### CHALLENGE
Write out the opening lines of the data word for word, up to and including the line with "const arcs = pie(values);", and leave every picture and every later line out.

### PROVIDED DATA

---------------

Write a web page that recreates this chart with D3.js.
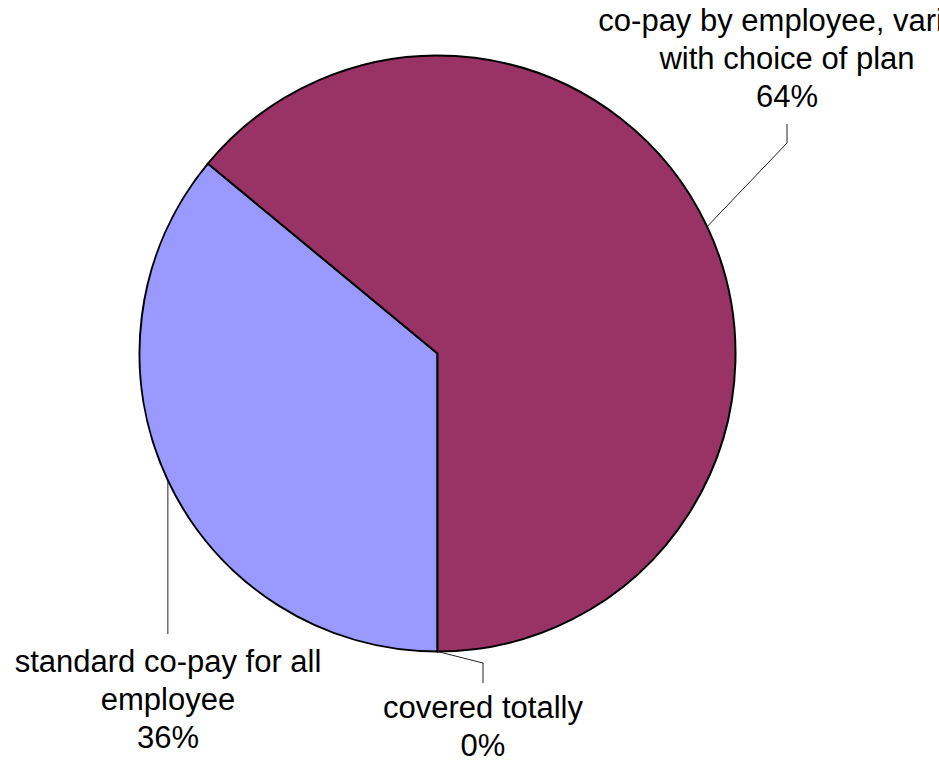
<!DOCTYPE html>
<html lang="en">
  <head>
    <meta charset="UTF-8" />
    <title>D3 pie</title>
    <script src="https://cdn.jsdelivr.net/npm/d3@7"></script>
    <style>
      html,
      body {
        margin: 0;
        padding: 0;
        background: #fff;
      }
      svg {
        display: block;
        font-family: 'Liberation Sans', Arial, sans-serif;
      }
    </style>
  </head>
  <body>
    <script>
      // data
      const categories = [
        'covered totally',
        'standard co-pay for all employee',
        'co-pay by employee, varies with choice of plan',
      ];
      const values = [0, 36, 64];
      const labelLines = [
        ['covered totally', '0%'],
        ['standard co-pay for all', 'employee', '36%'],
        ['co-pay by employee, varies', 'with choice of plan', '64%'],
      ];
      const colors = ['#7f7fff', '#9999ff', '#993366'];

      const width = 939,
        height = 762,
        cx = 437.5,
        cy = 353.5,
        radius = 298,
        fontSize = 31,
        lineHeight = 38;

      // where each label sits: elbow of the leader, end of leader, first baseline
      const layout = [
        { elbow: [483, 663], end: [483, 683], tx: 483, ty: 718 },
        { elbow: null, end: [168, 634], tx: 168, ty: 672 },
        { elbow: [787, 143], end: [787, 124], tx: 787, ty: 31 },
      ];

      const svg = d3
        .select('body')
        .append('svg')
        .attr('width', width)
        .attr('height', height);

      const pie = d3
        .pie()
        .sort(null)
        .startAngle(Math.PI)
        .endAngle(3 * Math.PI);

      const arcs = pie(values);

      const arc = d3.arc().innerRadius(0).outerRadius(radius);

      const g = svg.append('g').attr('transform', `translate(${cx},${cy})`);

      g.selectAll('path')
        .data(arcs)
        .join('path')
        .attr('d', arc)
        .attr('fill', (d, i) => colors[i])
        .attr('stroke', '#000')
        .attr('stroke-width', 2)
        .attr('stroke-linejoin', 'round');

      // leader lines
      arcs.forEach((d, i) => {
        const a = (d.startAngle + d.endAngle) / 2;
        const sx = cx + radius * Math.sin(a),
          sy = cy - radius * Math.cos(a);
        const L = layout[i];
        const pts = [[sx, sy]];
        if (L.elbow) pts.push(L.elbow);
        else pts.push([sx, L.end[1]]);
        if (L.elbow) pts.push(L.end);
        svg
          .append('path')
          .attr('d', d3.line()(pts))
          .attr('fill', 'none')
          .attr('stroke', '#222')
          .attr('stroke-width', 1);
      });

      // labels
      labelLines.forEach((lines, i) => {
        const L = layout[i];
        const t = svg
          .append('text')
          .attr('text-anchor', 'middle')
          .attr('font-size', fontSize)
          .attr('fill', '#000');
        lines.forEach((s, j) => {
          t.append('tspan')
            .attr('x', L.tx)
            .attr('y', L.ty + j * lineHeight)
            .text(s);
        });
      });
    </script>
  </body>
</html>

---------------

### RESULT OF THIS EXERCISE
Write a web page that recreates this chart with D3.js.
<!DOCTYPE html>
<html lang="en">
  <head>
    <meta charset="UTF-8" />
    <title>D3 pie</title>
    <script src="https://cdn.jsdelivr.net/npm/d3@7"></script>
    <style>
      html,
      body {
        margin: 0;
        padding: 0;
        background: #fff;
      }
      svg {
        display: block;
        font-family: 'Liberation Sans', Arial, sans-serif;
      }
    </style>
  </head>
  <body>
    <script>
      // data
      const categories = [
        'covered totally',
        'standard co-pay for all employee',
        'co-pay by employee, varies with choice of plan',
      ];
      const values = [0, 36, 64];
      const labelLines = [
        ['covered totally', '0%'],
        ['standard co-pay for all', 'employee', '36%'],
        ['co-pay by employee, varies', 'with choice of plan', '64%'],
      ];
      const colors = ['#7f7fff', '#9999ff', '#993366'];

      const width = 939,
        height = 762,
        cx = 437.5,
        cy = 353.5,
        radius = 298,
        fontSize = 31,
        lineHeight = 38;

      // where each label sits: elbow of the leader, end of leader, first baseline
      const layout = [
        { elbow: [483, 663], end: [483, 683], tx: 483, ty: 718 },
        { elbow: null, end: [168, 634], tx: 168, ty: 672 },
        { elbow: [787, 143], end: [787, 124], tx: 787, ty: 31 },
      ];

      const svg = d3
        .select('body')
        .append('svg')
        .attr('width', width)
        .attr('height', height);

      const pie = d3
        .pie()
        .sort(null)
        .startAngle(Math.PI)
        .endAngle(3 * Math.PI);

      const arcs = pie(values);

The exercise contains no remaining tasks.